## Problem
Extract everything from the first line through the line with "lbl.set_transform(lbl.get_transform() + shift)", both ends included, except for any pictures.

## Information provided
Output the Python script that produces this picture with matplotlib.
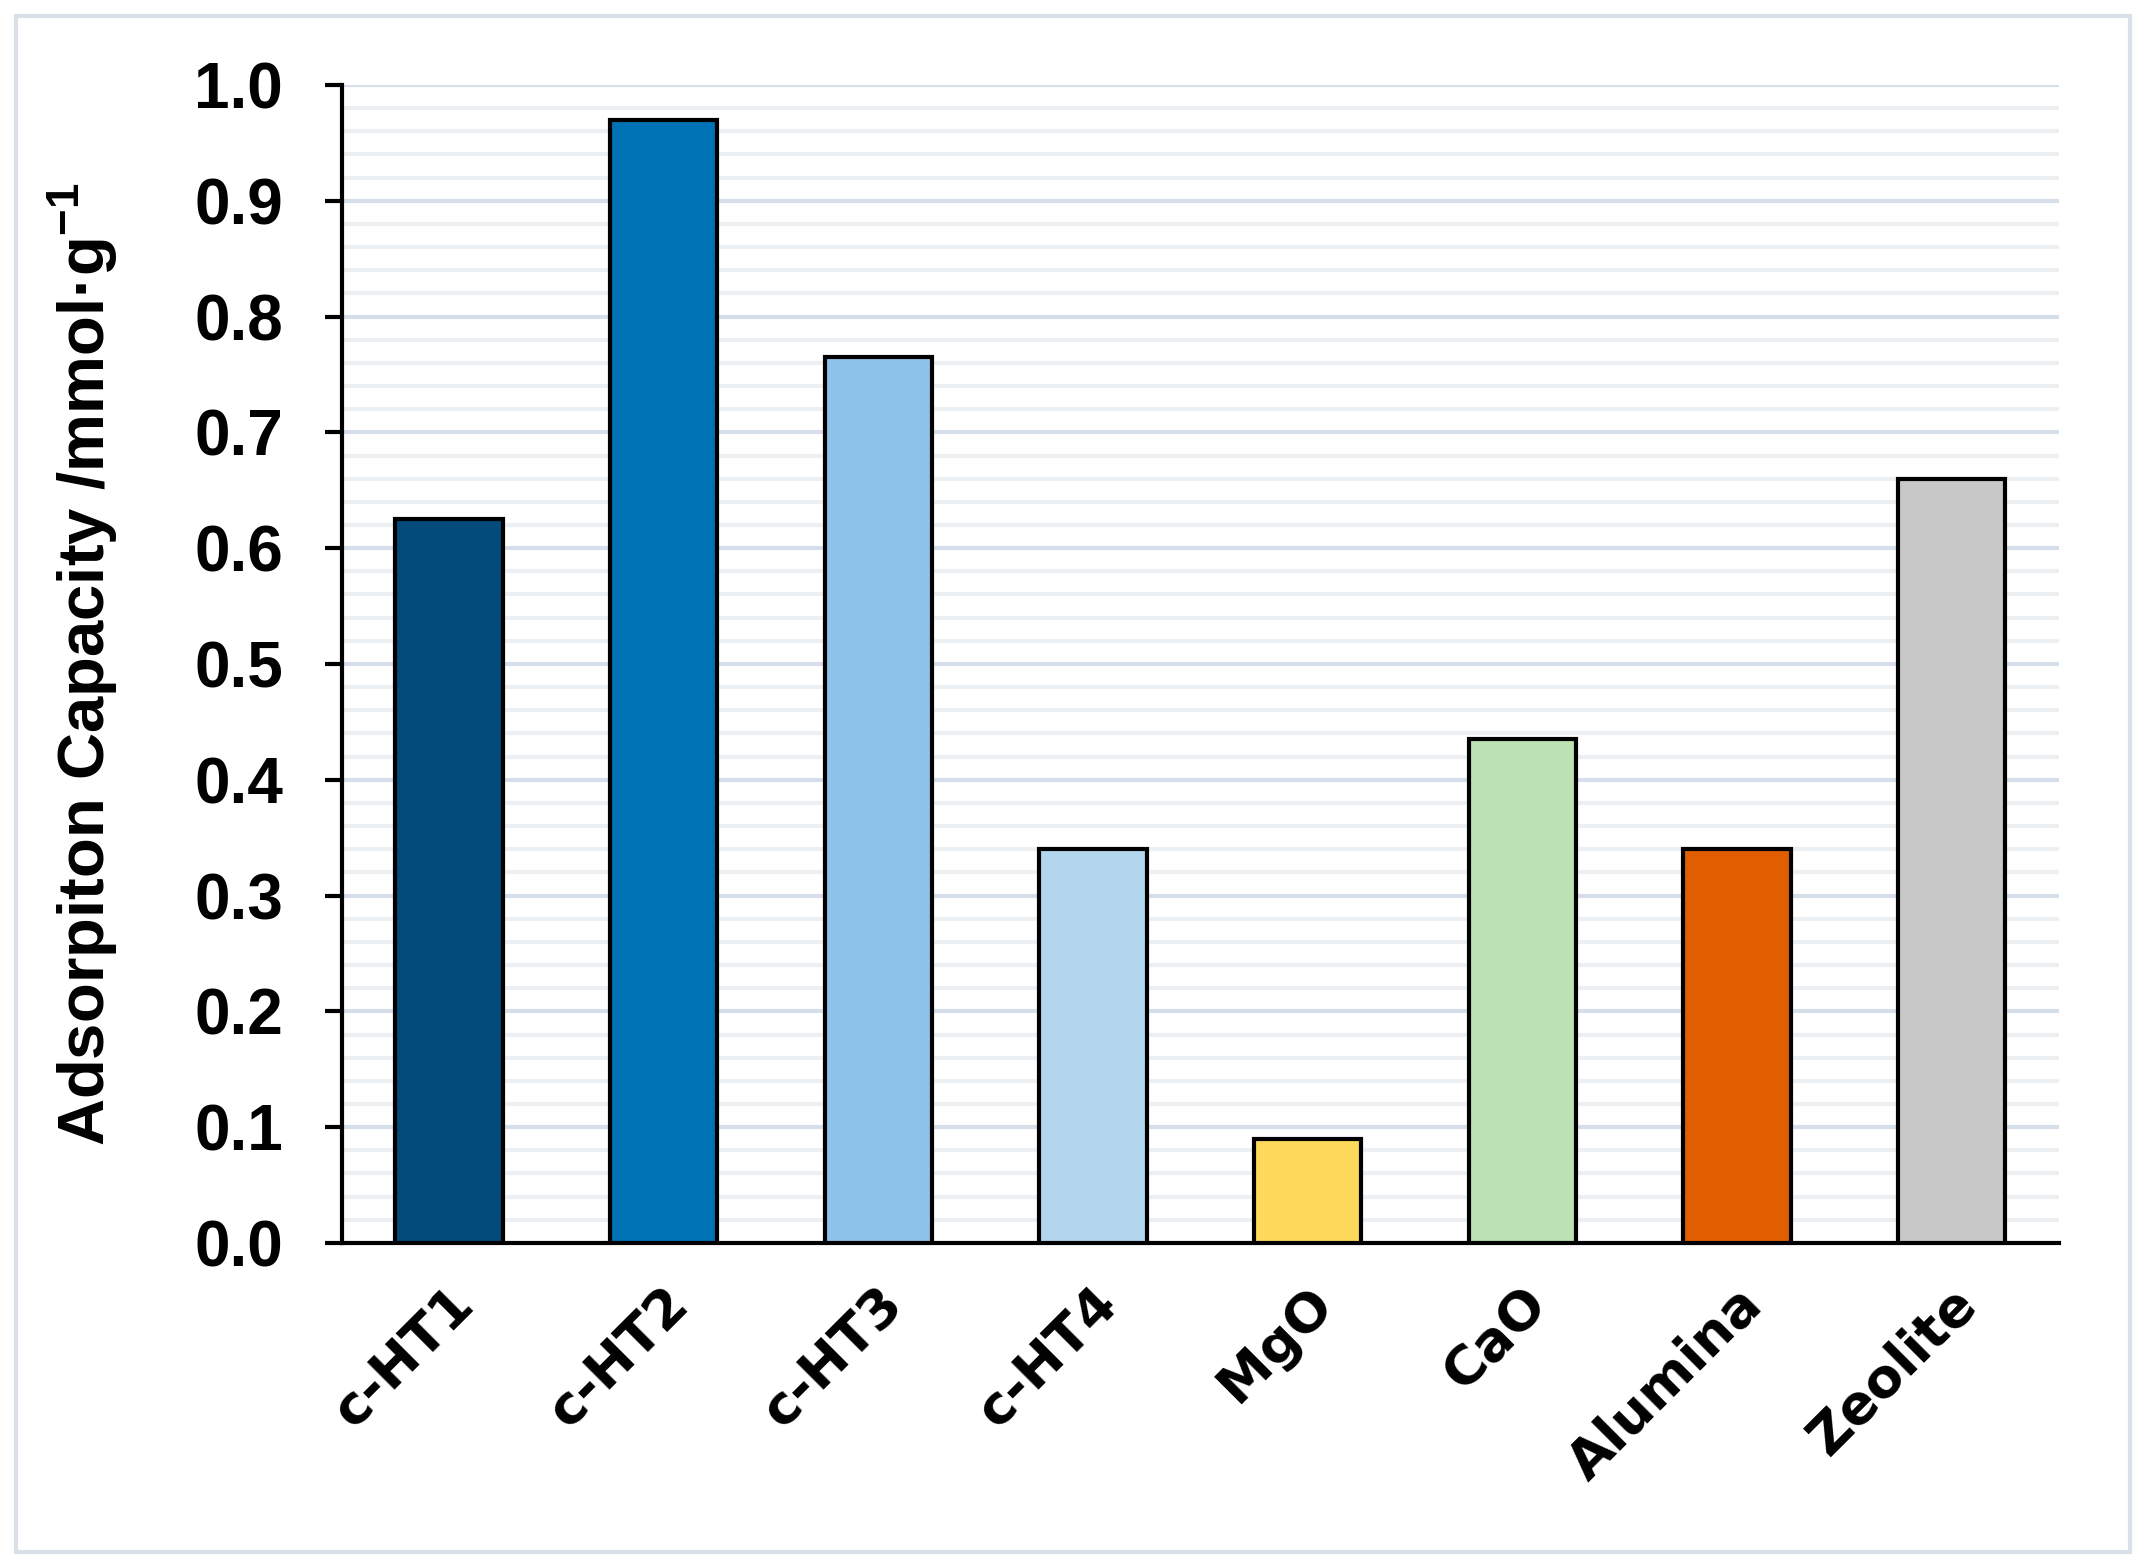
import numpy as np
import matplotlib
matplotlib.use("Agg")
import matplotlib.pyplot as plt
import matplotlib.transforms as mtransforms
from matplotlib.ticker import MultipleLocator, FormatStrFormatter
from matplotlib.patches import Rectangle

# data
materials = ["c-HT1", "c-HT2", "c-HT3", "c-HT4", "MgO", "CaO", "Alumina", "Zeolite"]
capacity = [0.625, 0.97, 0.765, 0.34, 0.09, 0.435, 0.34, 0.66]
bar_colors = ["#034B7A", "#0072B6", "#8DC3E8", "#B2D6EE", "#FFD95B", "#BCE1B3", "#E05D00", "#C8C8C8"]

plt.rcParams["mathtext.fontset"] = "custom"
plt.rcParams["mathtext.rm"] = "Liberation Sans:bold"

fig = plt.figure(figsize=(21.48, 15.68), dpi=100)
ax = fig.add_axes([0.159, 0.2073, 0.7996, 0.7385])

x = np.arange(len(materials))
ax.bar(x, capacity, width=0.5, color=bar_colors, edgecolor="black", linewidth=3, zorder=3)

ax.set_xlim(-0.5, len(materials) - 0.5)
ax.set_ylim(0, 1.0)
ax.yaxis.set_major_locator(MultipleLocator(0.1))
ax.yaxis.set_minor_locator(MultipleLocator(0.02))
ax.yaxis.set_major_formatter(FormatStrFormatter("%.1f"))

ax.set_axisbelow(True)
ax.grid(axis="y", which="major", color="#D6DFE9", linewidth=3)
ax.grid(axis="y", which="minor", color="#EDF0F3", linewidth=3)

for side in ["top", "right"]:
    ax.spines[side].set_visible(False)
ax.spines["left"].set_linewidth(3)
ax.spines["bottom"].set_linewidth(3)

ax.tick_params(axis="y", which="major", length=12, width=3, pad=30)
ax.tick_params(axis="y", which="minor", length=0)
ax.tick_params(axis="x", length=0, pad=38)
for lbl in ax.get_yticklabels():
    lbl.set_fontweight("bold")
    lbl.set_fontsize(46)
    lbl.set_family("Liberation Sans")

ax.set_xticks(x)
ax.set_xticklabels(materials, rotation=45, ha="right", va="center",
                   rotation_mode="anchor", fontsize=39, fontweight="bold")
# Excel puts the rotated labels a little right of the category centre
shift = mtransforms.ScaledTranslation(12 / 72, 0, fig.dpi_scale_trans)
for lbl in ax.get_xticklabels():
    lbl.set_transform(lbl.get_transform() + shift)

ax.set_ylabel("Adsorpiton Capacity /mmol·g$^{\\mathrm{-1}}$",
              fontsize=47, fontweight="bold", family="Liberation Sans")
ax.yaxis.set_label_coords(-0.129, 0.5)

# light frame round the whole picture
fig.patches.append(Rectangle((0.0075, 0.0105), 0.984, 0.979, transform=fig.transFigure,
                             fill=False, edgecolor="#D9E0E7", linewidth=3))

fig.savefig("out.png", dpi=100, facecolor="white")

## Written response
Output the Python script that produces this picture with matplotlib.
import numpy as np
import matplotlib
matplotlib.use("Agg")
import matplotlib.pyplot as plt
import matplotlib.transforms as mtransforms
from matplotlib.ticker import MultipleLocator, FormatStrFormatter
from matplotlib.patches import Rectangle

# data
materials = ["c-HT1", "c-HT2", "c-HT3", "c-HT4", "MgO", "CaO", "Alumina", "Zeolite"]
capacity = [0.625, 0.97, 0.765, 0.34, 0.09, 0.435, 0.34, 0.66]
bar_colors = ["#034B7A", "#0072B6", "#8DC3E8", "#B2D6EE", "#FFD95B", "#BCE1B3", "#E05D00", "#C8C8C8"]

plt.rcParams["mathtext.fontset"] = "custom"
plt.rcParams["mathtext.rm"] = "Liberation Sans:bold"

fig = plt.figure(figsize=(21.48, 15.68), dpi=100)
ax = fig.add_axes([0.159, 0.2073, 0.7996, 0.7385])

x = np.arange(len(materials))
ax.bar(x, capacity, width=0.5, color=bar_colors, edgecolor="black", linewidth=3, zorder=3)

ax.set_xlim(-0.5, len(materials) - 0.5)
ax.set_ylim(0, 1.0)
ax.yaxis.set_major_locator(MultipleLocator(0.1))
ax.yaxis.set_minor_locator(MultipleLocator(0.02))
ax.yaxis.set_major_formatter(FormatStrFormatter("%.1f"))

ax.set_axisbelow(True)
ax.grid(axis="y", which="major", color="#D6DFE9", linewidth=3)
ax.grid(axis="y", which="minor", color="#EDF0F3", linewidth=3)

for side in ["top", "right"]:
    ax.spines[side].set_visible(False)
ax.spines["left"].set_linewidth(3)
ax.spines["bottom"].set_linewidth(3)

ax.tick_params(axis="y", which="major", length=12, width=3, pad=30)
ax.tick_params(axis="y", which="minor", length=0)
ax.tick_params(axis="x", length=0, pad=38)
for lbl in ax.get_yticklabels():
    lbl.set_fontweight("bold")
    lbl.set_fontsize(46)
    lbl.set_family("Liberation Sans")

ax.set_xticks(x)
ax.set_xticklabels(materials, rotation=45, ha="right", va="center",
                   rotation_mode="anchor", fontsize=39, fontweight="bold")
# Excel puts the rotated labels a little right of the category centre
shift = mtransforms.ScaledTranslation(12 / 72, 0, fig.dpi_scale_trans)
for lbl in ax.get_xticklabels():
    lbl.set_transform(lbl.get_transform() + shift)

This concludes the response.